Question

The intensity of the magnetic field \( B \) due to a current-carrying circular coil of radius 12 cm at its center is \( 0.5 \times 10^{-4} \, \text{Tesla} \) perpendicular to the plane of the coil upward. Calculate the magnitude and direction of current flowing in the coil. 
 

Hint:

The magnetic field at the center of a current-carrying circular coil is given by \( B = \frac{\mu_0 I}{2R} \), where \( \mu_0 \) is the permeability, \( I \) is the current, and \( R \) is the radius of the coil.

Answer 1

The magnetic field at the center of a circular loop carrying current \( I \) is given by: \[ B = \frac{\mu_0 I}{2R}, \] where \( \mu_0 = 4\pi \times 10^{-7} \, \text{T m/A} \) is the permeability of free space, \( I \) is the current, and \( R \) is the radius of the coil.
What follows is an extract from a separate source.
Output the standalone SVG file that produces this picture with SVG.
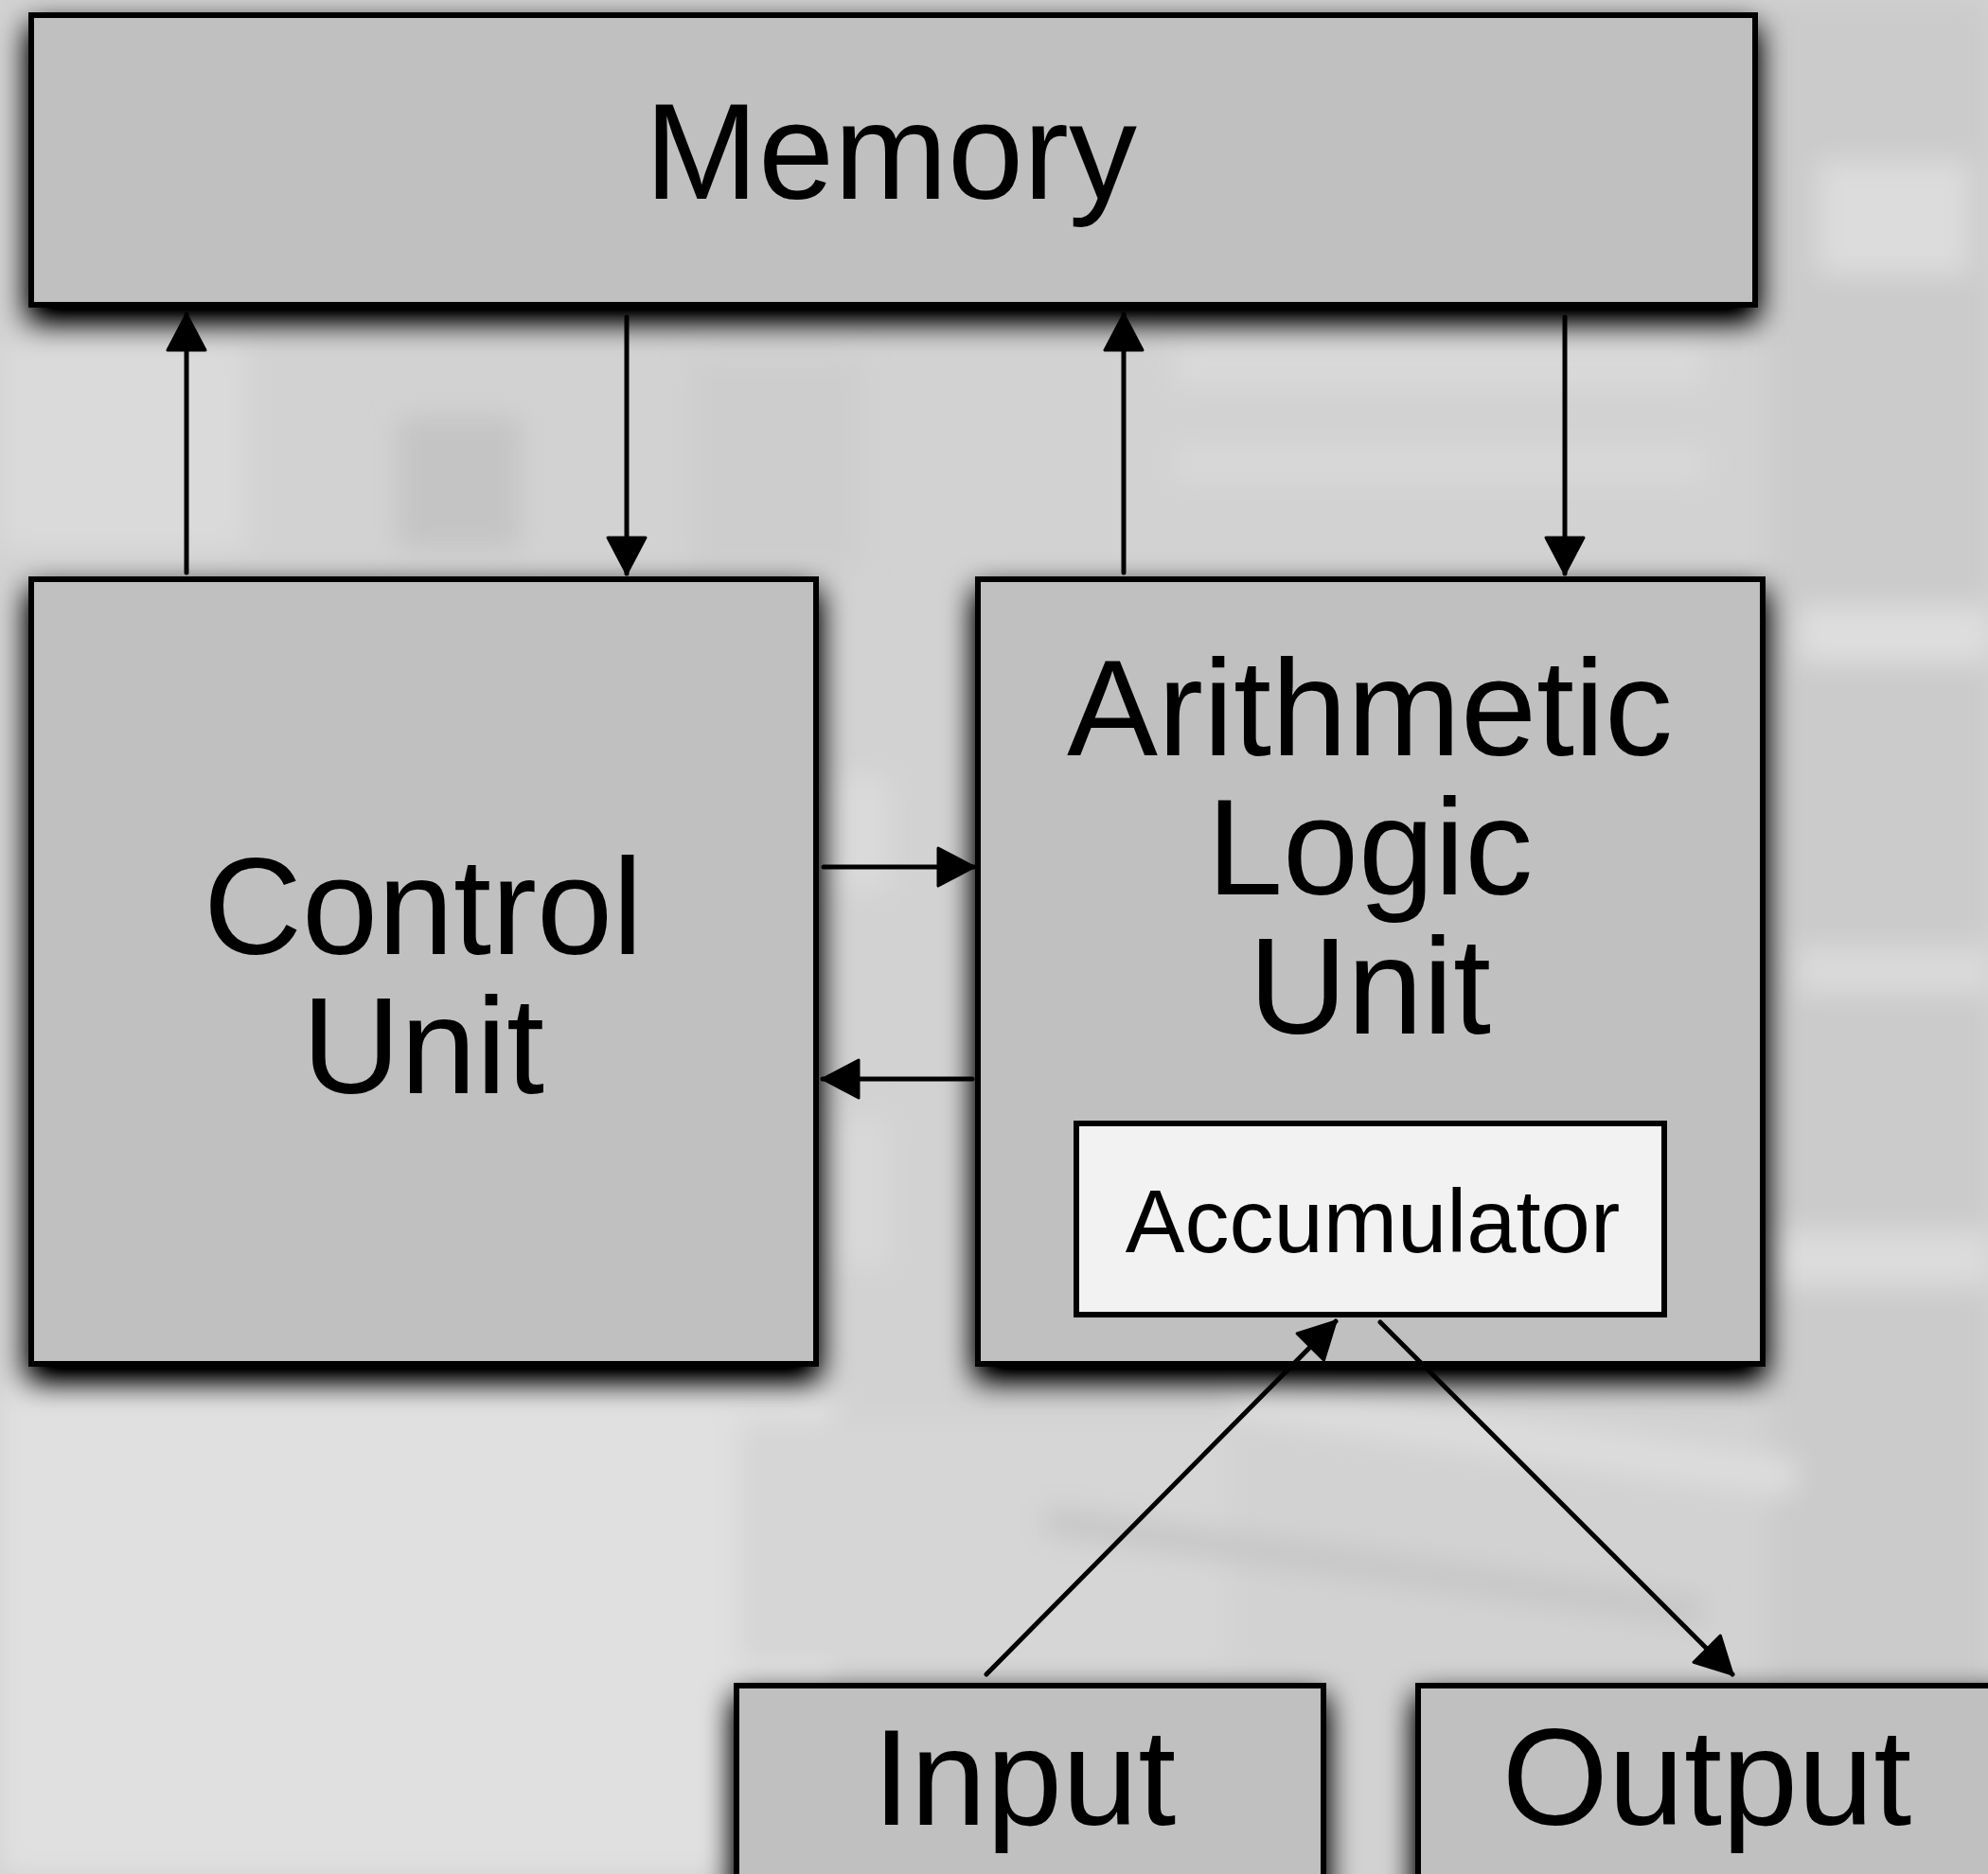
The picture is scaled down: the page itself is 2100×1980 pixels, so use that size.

Rearranging for \( I \): \[ I = \frac{2 B R}{\mu_0}. \] Substituting the given values (\( B = 0.5 \times 10^{-4} \, \text{T} \), \( R = 12 \, \text{cm} = 0.12 \, \text{m} \)): \[ I = \frac{2 \times 0.5 \times 10^{-4} \times 0.12}{4\pi \times 10^{-7}} = 3.0 \, \text{A}. \] The direction of the current follows the right-hand rule: when the fingers of the right hand curl in the direction of the current in the coil, the thumb points in the direction of the magnetic field at the center, which is upward.